CHP Genel Başkanı Kemal Kılıçdaroğlu, dün AKP’nin HSYK teklifi ile ilgili görüşlerini almak üzere bir grup hukukçu ve gazeteci ile bir araya geldi. HSYK tasarısı yasalaşırsa Anayasa Mahkemesi’ne gideceklerini söyleyen Kılıçdaroğlu, süreçte Fethullah Gülen cemaatiyle yakınlaştıkları iddiasına, "Bizim düşüncemiz belli. Yolsuzluğun üzerine gidilmiyor ve engelleniyorsa ona karşı çıkacağız. Bazı çevreler bizi, biz cemaatle uzlaşıyoruz ya da uzlaşma arayışı içindeymişiz gibi yorumluyorlar veya tanıtıyorlar yok böyle bir şey arkadaşlar" dedi.
Milliyet'ten Serpil Çevikcan'ın haberine göre Kılıçdaroğlu, “Soruşturmaların çok önceden başlatılması, ancak soğutunca saklanıp sonradan operasyona dönüştürülmesi konusunda ne diyorsunuz?” diye sorulması üzerine, “14 ay önce bir ihbar mektubu ile başladığı söyleniyor. Yani seçimlere 3 ay kala bu operasyon yapılıyor demek doğru değil. İhbar mektubu var. Cumhurbaşkanı’ndan MASAK’a kadar. Nereye gidiyor paralar, ilgili bakanın olduğu yere. Tamamı belgeleniyor. Bir süreç işidir aynı zamanda. Benim savcım olsun, dosyayı kapatacak savcıyı görevlendirelim o buna baksın, dosyayı kapatsın. Tıpkı Deniz Feneri’nde olduğu gibi. Aynı süreci şimdi yeniden başlatmak istiyorlar” dedi.
CHP lideri, “CHP’nin cemaatle arasında bir yakınlaşma olduğu, son dönemde bunun giderek arttığı söyleniyor” sorusuna da şu yanıtı verdi: “Valla biz de gazetelerden okuyoruz, bizim cemaatle uzlaştığımız konusunda. Cemaatin bir yetkilisini bulsak da önce bir konuşsak, uzlaşalım mı uzlaşmayalım mı? Yok öyle bir şey. Yani cemaatle bir yakınlaşma olduğu söyleniyor, nerede yakınlaştık ben merak ediyorum.
Yolsuzluğu eleştirmek, eğer cemaatle yakınlaşmaksa yakınlaşıyoruz. Korumak, cemaatten uzaklaşmaksa uzaklaşıyoruz. Bizim düşüncemiz belli. Yolsuzluğun üzerine gidilmiyor ve engelleniyorsa ona karşı çıkacağız. Bazı çevreler bizi, biz cemaatle uzlaşıyoruz ya da uzlaşma arayışı içindeymişiz gibi yorumluyorlar veya tanıtıyorlar yok böyle bir şey arkadaşlar.

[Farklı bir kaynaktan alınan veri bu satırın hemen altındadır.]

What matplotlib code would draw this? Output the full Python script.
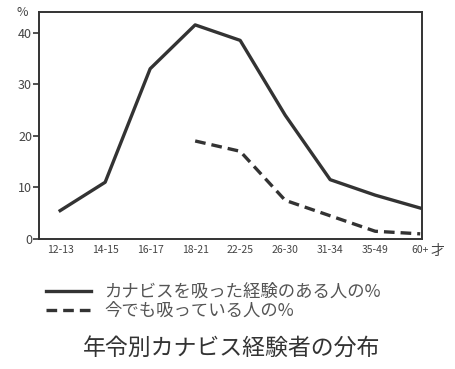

"Biz, eğer cemaat kendi inancını, siyasi olarak kullanıyorsa buna karşıyız. İnançların siyasette kullanılmasına karşıyız. Onu, eğer bir kamu görevlisi ise, bir siyasetçiyle inancını, kimliğini, siyasi görüşünü, karar verecekse onu vicdanına dayanarak vermeli inancı çerçevesinde veya bir yerden aldığı talimatla yerine getirmemeli. Biz bunu her yerde, her zaman söyledik, söylemeye de devam edeceğiz.”